If you’re not yet convinced that this whole situation is outlandishly, hilariously wrong, let’s talk about minification. Minification is taking a text-based document—where the sole reason for being text-based is human-readability—and compressing it to such an extent that it is no longer human-readable, but still text-based. Now for absolutely no reason whatsoever. Have I made anybody facepalm yet?

Furthermore, a minified document still has to be parsed according to the rules of the unminified language. This means that minification relies on details of the parser, which for permissive HTML and subtle JavaScript could be fragile and dangerous. In addition, the browser must perform all of the parsing and internal compilation it would for unminified source, causing a totally unnecessary performance hit.

The Obvious Solution

At the very least, we should stop serving HTML, CSS, and JavaScript to users. Let’s instead serve things in concise, binary format—compiled documents and stylesheets, and, by far the most important…

Compiled JavaScript that runs in a standard stack-based VM, which, let me stress, could easily be targeted by other languages. Because as if the situation weren’t mad enough, nowadays we write languages that compile to JavaScript, just so that they can run in a web browser.

By using binary formats, browsers will be exchanging less data with servers in order to convey the same information, improving performance.
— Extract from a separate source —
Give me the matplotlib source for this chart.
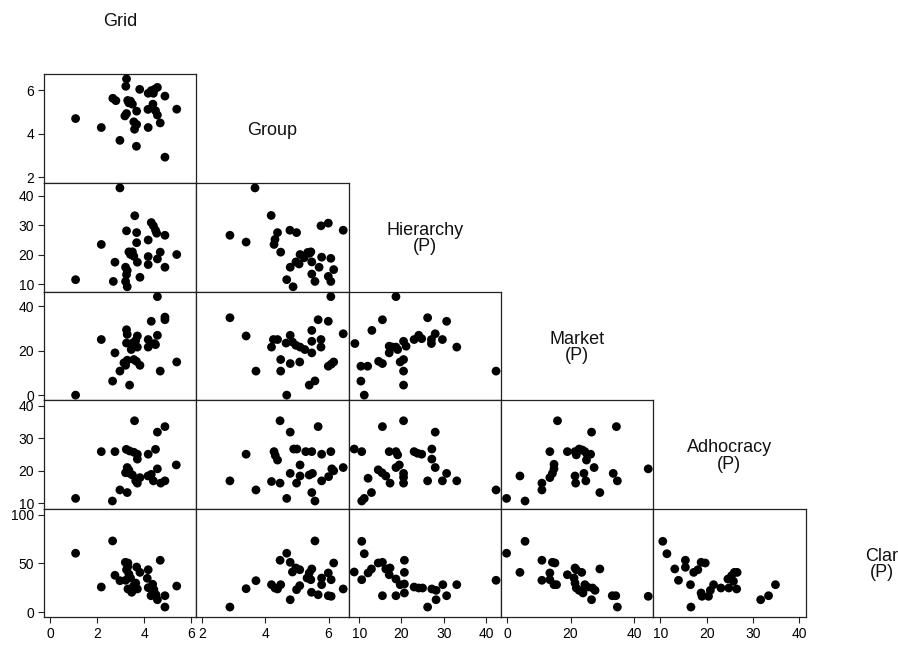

Web page performance is an important consideration: if your page takes too long to load, no one will bother waiting for it to load, and you’ll lose traffic.

Serving binary data is just as reliable as serving textual data. The direct source of a page won’t be human-readable, but so what? The source of the desktop applications you use isn’t typically human-readable unless the source is open and you seek it out. What’s wrong with using the same principle for Web pages? And the compiled version will contain the same data, so you will always be able to see decompiled HTML or CSS if you want it.

The Non-Obvious Solution

But there is, in my opinion, an even better solution than that. In order to make a standard-issue web application, you must deal with a minimum of four languages: HTML, CSS, JavaScript, and a server-side language such as Perl, or Haskell, or whatever you like, really, as long as you can install a toolchain on your server.

But even if you don’t write one or more of these directly, you must still contend with them, and that becomes problematic when the abstractions leak. This is too complicated. Beginners need consistency, and the majority of developers are always going to be beginners, so we have no choice but to help them.

The multitude of languages is good, in a way: each language ostensibly serves a single purpose. HTML is for structure and content; CSS, for presentation; JavaScript, frontend interaction; and the server-side language, backend interaction. And the modularity that this brings is, in a way, a good thing. However, you can attain modularity in many sane ways, without defining complete domain-specific languages.

Moreover, you can do it without necessitating that code in one language be composed and transmitted by another language as text, which is awkward and unsafe. Injection attacks are ubiquitous for a reason.

So what if, instead of serving content in three languages (plus images and videos and what have you), we were to use just one language for presentation, styling, and interaction alike? A page would be served as a compiled bundle, and the browser would just run it in a protected VM. Content that doesn’t need to be loaded asynchronously could just be embedded in the bundle.

You could then take it a step further: web applications could be treated as sources of interactive, structured information. They could be be queried in structured fashion, vastly simplifying content scrapers; or composed with one another and with desktop applications, using something analogous to pipes. We could create powerful distributed applications, or share data across our networks however we like.

Final Remarks

This is, I believe, an important problem, and one I’m actively trying to solve. If enough people demonstrate interest, maybe we can make this a reality, and give the web the overhaul it needs. Because, at the moment, the web is just plain wrong.